The four actors and the ones shaping how this whole situation is playing out and is being perceived are Bale, Zidane, Real Madrid as a club and the fans. With the first three acting in their best interests, the fans, a strange and tribal bunch, have their own bone to pick with the Welshman.

FBL-ESP-CUP-GIRONA-REAL MADRIDReal Madrid's Welsh forward Gareth Bale attends the Spanish Copa del Rey (King's Cup) quarter-final second leg football match between Girona FC and Real Madrid CF at the Montilivi stadium in Girona on January 31, 2019. (Photo by PAU BARRENA / AFP)

Bale the introvert doesn't see the point in PR

There is a common misconception that introverts close themselves off because they are shy. But that isn't always the case. Bale doesn’t engage because he doesn’t hear the cheers or the boos and never did. He doesn’t need external validation; from the samurai hairstyle to not going to dinner with his teammates, he makes decisions based on how he feels and not how he will look.

The optics aren’t great and this is why the fans feel aggrieved. They feel cheated out of the hero they feel like they deserve. He’s played a hero’s role plenty of times for Real Madrid on the field but that connection has never been there off the field. And that's when the injury absences sting a little more. They seem to last a little longer. 'Are you even trying to come back,' fans wondered with these physical setbacks sometimes framed as a moral flaw in his character. But he did try and he forced himself back before reinjuring his constantly problematic soleus muscle and ankles. He stretched it obsessively during games and he constantly fretted over missing more time.

While Toni Kroos answers questions in the local lingo, and you see Juventus fans fawning over Aaron Ramsey's admirable efforts to speak Italian in his first press conference, Bale has only ever given one relatively long interview in Spanish. He does speak it according to plenty of reports but he doesn’t feel the need to go and prove it. These simple things might have helped with his overall image but he never did them.

Again, this conflict arises between what fans expect their player to be like and what Bale sees as his role. He’s a footballer, not a publicity man. Many players feel the same way but are comfortable when it comes to talking the talk. That helps when injuries do arise and you need a little backing from the fans.

Don’t let the vibe on Twitter paint your entire picture either. There is some upset as to how pointed Barnett's responses have been and with no singular person to point the finger at at Real Madrid (given Florentino Pérez’s 'Teflon Don' status) the anger has been sent Bale’s way. Once this saga ends, which Zidane says will be soon, there will come a clearer picture of what Bale meant to the club. Real Madrid fans are a hard fanbase to please. And as a club, from a player's perspective, they can be a hard club to love, such is the turnover and ever-changing dynamic on and off the field.
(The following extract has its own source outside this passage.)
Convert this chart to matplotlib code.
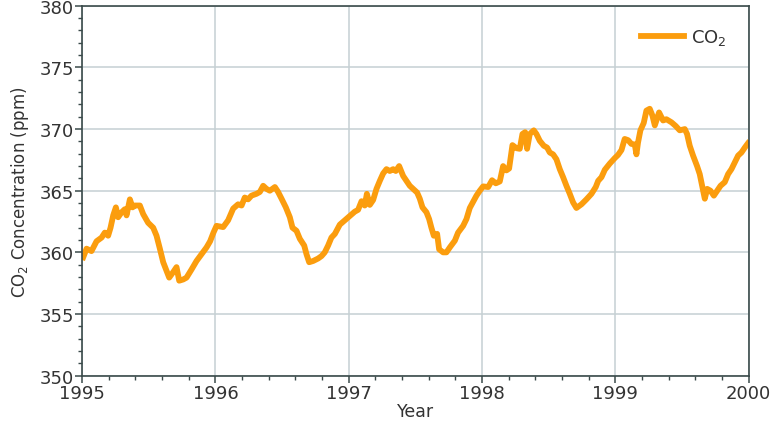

It's a club where unconditional love is hard to come by. You have to strike a perfect balance between being both world class yet a humble superstar to earn it. Or at least commit to being one of them, which is what Cristiano Ronaldo did as the goal-glutton. And which is what Raúl did as the hometown hero. Bale, because of his injuries, couldn't do the former, and doesn't have the connections, the urge or see the need to be the latter.

And that leaves him where he stands today at Real Madrid: no man's land.